··· SUPPLIED ENTRIES ···
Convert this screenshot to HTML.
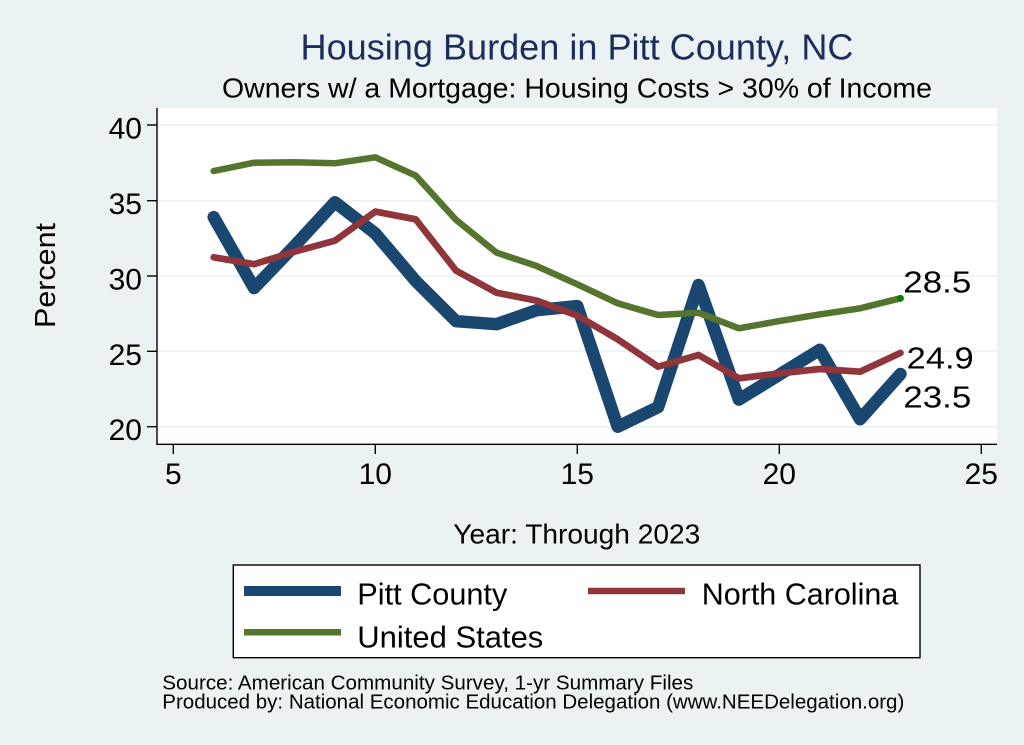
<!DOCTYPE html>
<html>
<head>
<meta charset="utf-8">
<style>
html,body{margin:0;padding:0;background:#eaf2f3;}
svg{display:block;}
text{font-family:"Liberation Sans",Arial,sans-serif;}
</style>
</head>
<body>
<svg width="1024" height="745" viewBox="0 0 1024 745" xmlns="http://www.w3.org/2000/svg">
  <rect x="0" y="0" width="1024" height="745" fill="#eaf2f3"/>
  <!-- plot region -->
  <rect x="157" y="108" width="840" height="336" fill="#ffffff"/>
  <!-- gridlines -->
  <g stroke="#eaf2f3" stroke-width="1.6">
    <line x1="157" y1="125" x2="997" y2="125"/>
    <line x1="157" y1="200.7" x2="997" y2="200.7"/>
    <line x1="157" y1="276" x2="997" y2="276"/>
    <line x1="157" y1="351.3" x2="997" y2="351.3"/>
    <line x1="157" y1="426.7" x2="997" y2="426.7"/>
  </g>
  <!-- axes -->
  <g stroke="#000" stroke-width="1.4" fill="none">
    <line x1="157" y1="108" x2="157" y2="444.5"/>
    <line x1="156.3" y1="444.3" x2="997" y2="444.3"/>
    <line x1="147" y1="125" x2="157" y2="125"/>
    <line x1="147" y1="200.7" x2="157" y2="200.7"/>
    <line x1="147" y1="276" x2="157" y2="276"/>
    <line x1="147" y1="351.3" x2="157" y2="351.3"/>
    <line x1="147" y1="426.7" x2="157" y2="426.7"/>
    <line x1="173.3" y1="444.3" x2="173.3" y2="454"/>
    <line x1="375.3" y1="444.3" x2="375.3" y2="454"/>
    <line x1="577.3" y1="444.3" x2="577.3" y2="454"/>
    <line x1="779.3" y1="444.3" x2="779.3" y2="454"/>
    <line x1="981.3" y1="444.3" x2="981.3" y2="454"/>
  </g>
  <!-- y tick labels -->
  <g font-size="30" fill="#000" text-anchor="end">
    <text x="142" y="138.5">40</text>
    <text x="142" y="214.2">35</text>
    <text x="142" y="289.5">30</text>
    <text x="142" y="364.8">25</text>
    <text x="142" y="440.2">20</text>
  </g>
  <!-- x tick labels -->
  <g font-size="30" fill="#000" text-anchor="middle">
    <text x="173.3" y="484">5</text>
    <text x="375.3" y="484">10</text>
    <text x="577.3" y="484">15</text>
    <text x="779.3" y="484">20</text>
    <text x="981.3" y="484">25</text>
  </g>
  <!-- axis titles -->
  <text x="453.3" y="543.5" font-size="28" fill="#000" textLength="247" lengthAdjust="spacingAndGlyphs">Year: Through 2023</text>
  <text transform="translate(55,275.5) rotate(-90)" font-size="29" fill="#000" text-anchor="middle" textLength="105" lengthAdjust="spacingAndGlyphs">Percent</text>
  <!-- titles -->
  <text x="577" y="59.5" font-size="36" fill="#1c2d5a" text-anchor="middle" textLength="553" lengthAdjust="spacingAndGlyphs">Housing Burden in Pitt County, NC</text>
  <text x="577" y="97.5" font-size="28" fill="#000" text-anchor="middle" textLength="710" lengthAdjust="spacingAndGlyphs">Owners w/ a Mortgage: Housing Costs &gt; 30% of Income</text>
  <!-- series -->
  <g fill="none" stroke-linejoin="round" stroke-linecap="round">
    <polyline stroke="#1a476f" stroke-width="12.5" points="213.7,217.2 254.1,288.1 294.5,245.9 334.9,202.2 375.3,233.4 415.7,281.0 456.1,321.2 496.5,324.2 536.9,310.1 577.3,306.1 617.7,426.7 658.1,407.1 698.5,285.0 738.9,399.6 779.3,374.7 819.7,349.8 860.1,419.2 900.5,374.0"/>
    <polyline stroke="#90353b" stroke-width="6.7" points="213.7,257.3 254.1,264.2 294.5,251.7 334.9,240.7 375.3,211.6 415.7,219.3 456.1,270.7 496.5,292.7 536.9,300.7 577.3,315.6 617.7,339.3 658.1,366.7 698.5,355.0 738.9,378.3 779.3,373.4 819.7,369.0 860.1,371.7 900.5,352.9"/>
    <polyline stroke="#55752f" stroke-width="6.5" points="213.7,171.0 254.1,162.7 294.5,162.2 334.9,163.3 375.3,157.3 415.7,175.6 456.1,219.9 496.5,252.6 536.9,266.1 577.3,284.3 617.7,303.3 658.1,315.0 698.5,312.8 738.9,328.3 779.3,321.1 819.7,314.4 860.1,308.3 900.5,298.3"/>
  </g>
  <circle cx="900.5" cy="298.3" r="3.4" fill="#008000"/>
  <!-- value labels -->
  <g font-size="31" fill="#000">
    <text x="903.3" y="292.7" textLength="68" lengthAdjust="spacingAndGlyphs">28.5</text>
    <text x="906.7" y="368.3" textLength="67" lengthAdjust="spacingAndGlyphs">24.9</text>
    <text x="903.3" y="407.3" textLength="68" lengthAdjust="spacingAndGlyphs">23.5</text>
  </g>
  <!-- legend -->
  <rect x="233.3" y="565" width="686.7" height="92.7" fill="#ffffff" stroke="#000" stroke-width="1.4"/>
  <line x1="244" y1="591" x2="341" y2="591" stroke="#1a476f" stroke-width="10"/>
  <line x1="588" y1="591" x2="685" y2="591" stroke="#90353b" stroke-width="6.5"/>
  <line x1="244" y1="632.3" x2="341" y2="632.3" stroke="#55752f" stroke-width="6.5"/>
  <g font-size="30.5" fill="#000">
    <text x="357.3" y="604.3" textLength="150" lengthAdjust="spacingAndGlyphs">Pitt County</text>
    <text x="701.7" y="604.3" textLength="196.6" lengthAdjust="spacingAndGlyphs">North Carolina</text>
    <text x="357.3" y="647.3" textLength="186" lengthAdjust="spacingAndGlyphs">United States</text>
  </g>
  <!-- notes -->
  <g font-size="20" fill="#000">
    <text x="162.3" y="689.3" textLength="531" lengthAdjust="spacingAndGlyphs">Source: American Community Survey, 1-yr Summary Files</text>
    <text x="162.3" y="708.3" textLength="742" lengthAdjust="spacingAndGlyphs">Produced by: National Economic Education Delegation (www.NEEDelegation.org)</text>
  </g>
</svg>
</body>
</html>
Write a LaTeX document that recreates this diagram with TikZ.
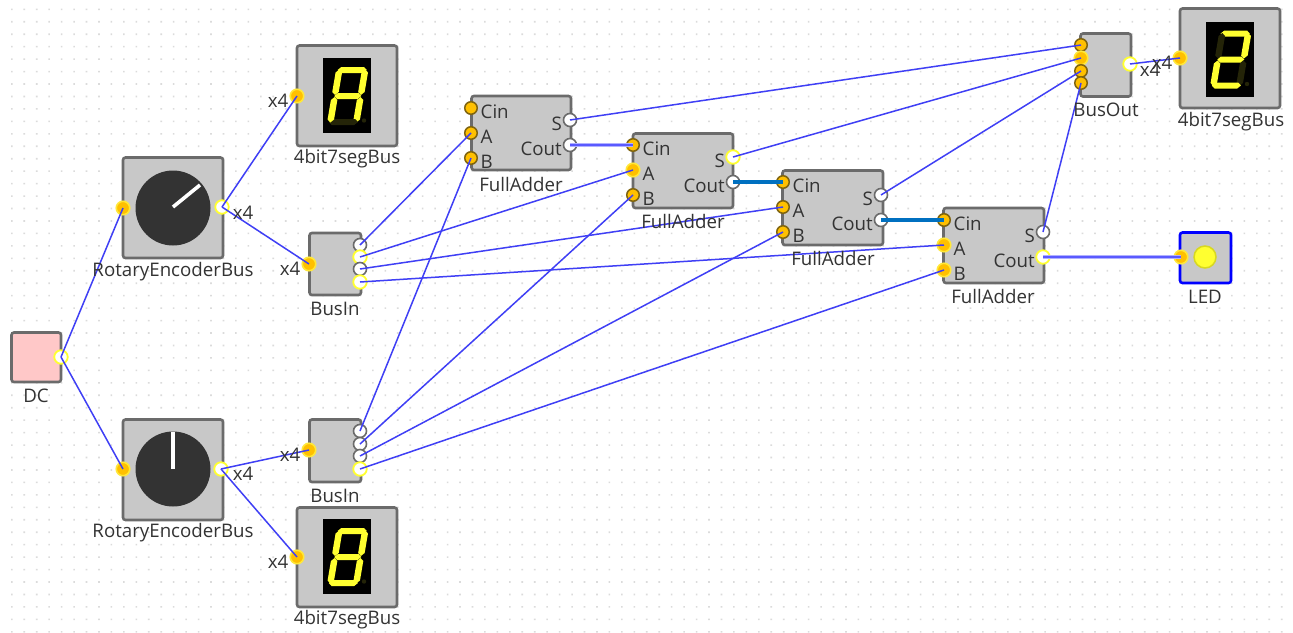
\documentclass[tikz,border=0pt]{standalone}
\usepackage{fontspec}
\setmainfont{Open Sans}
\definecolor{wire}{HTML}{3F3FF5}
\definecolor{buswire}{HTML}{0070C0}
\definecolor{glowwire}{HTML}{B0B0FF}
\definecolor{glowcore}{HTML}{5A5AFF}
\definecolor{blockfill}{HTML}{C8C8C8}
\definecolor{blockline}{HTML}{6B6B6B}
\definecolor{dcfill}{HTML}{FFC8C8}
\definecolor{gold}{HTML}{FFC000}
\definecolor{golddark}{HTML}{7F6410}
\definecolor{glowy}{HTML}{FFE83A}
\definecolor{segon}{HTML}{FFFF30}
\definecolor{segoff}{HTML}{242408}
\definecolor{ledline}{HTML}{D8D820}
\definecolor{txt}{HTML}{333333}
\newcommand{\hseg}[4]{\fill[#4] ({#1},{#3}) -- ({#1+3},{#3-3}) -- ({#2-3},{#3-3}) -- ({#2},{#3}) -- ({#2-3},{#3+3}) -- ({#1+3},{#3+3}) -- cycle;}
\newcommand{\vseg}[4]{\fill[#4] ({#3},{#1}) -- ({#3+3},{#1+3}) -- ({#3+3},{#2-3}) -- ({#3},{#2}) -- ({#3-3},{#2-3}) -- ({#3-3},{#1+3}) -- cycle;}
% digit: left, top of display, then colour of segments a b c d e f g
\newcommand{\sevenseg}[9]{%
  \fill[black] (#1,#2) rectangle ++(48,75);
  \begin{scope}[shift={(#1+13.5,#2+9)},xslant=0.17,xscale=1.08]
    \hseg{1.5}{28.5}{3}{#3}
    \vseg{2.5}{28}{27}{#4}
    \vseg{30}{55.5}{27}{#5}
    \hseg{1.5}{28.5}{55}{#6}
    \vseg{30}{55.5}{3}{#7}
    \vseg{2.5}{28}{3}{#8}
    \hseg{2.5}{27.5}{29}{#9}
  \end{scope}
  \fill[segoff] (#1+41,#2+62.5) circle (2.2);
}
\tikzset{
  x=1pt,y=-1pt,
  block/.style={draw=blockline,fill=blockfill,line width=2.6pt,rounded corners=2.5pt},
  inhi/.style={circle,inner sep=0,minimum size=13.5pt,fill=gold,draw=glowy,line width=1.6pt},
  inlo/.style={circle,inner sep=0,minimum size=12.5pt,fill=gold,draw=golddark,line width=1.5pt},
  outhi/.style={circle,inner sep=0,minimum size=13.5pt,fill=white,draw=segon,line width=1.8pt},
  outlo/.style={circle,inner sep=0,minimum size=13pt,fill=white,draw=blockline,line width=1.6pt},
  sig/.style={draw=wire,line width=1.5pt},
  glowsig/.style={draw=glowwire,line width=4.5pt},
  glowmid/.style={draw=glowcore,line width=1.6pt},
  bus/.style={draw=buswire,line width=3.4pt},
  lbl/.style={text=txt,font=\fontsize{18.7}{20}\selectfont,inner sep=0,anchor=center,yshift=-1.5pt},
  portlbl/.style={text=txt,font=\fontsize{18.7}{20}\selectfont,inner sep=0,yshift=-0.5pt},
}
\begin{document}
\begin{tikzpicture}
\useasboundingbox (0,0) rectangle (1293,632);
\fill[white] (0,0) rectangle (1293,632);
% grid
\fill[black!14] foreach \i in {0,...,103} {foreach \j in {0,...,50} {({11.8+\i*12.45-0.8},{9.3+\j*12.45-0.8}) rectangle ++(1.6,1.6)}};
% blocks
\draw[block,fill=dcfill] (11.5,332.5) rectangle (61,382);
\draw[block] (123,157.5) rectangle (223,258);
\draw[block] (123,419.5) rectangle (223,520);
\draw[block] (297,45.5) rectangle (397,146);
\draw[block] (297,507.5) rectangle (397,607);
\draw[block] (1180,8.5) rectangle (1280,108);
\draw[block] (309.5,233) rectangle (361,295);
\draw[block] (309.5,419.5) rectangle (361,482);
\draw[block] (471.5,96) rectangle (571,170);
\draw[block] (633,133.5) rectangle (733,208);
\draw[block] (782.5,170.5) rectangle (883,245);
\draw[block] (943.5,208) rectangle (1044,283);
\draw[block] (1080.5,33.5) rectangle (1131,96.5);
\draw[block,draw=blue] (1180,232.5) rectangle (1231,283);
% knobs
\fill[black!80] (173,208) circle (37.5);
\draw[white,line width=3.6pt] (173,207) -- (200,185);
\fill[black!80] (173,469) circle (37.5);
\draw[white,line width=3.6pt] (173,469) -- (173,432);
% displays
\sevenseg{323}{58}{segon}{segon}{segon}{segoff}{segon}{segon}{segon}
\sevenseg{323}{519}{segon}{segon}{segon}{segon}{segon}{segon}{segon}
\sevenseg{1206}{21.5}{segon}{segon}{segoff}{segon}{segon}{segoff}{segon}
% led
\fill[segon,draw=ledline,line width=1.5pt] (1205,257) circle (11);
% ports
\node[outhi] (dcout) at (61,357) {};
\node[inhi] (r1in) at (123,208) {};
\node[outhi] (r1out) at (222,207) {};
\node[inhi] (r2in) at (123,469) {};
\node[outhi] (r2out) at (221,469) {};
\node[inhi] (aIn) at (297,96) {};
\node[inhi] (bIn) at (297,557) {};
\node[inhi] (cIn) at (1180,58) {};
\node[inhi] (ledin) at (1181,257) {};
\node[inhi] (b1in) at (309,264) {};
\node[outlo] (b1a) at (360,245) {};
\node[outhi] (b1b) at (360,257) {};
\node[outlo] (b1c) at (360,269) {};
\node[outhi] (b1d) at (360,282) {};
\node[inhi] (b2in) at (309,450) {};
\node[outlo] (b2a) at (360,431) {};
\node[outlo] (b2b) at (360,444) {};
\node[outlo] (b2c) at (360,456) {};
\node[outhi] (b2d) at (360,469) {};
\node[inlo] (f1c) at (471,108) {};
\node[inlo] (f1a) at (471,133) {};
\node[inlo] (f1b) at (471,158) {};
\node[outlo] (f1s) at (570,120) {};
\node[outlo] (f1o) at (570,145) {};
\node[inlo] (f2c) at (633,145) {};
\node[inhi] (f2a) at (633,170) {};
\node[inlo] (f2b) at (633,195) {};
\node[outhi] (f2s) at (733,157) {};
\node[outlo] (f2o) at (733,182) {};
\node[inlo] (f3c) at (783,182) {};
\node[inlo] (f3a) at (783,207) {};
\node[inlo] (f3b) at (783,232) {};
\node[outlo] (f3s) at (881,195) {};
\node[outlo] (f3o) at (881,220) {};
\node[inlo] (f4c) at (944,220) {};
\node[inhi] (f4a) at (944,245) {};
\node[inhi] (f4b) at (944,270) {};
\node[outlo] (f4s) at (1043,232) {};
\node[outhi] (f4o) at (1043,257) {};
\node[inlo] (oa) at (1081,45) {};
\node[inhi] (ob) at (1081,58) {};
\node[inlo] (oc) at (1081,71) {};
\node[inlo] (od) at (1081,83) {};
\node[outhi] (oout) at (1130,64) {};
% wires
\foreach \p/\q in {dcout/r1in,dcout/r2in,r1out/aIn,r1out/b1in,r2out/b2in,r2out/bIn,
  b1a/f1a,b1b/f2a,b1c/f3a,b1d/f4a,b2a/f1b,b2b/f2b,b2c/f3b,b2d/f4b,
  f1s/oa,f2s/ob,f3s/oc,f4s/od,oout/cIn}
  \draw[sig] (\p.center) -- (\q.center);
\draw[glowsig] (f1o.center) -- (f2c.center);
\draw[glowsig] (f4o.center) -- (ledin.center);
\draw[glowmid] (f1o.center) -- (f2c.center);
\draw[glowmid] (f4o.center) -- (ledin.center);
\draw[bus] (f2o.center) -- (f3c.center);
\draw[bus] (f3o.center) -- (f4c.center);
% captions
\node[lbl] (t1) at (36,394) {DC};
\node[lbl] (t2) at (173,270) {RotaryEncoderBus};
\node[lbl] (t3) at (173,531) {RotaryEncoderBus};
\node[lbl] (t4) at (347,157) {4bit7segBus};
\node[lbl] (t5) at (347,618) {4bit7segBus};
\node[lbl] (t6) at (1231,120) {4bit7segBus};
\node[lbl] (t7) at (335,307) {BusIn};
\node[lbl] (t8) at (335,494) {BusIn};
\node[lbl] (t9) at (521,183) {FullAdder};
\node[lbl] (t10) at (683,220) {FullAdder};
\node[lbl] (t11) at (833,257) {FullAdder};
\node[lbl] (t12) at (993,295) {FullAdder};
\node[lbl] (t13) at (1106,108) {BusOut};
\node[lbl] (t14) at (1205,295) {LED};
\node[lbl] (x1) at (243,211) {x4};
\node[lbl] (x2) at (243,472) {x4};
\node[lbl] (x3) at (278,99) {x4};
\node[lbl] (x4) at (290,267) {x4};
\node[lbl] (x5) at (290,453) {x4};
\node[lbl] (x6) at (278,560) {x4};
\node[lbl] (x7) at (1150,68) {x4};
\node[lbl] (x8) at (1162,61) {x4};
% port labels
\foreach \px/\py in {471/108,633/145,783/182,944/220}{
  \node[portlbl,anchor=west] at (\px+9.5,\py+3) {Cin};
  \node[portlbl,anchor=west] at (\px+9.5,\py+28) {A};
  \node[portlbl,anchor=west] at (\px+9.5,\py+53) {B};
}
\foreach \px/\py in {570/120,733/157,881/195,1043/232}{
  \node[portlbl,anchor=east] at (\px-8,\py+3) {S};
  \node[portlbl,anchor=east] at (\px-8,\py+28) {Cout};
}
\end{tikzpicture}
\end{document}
···
Gather all lines of the records that include the word "this".

RESULT OF THE TASK
Convert this screenshot to HTML.
Write a LaTeX document that recreates this diagram with TikZ.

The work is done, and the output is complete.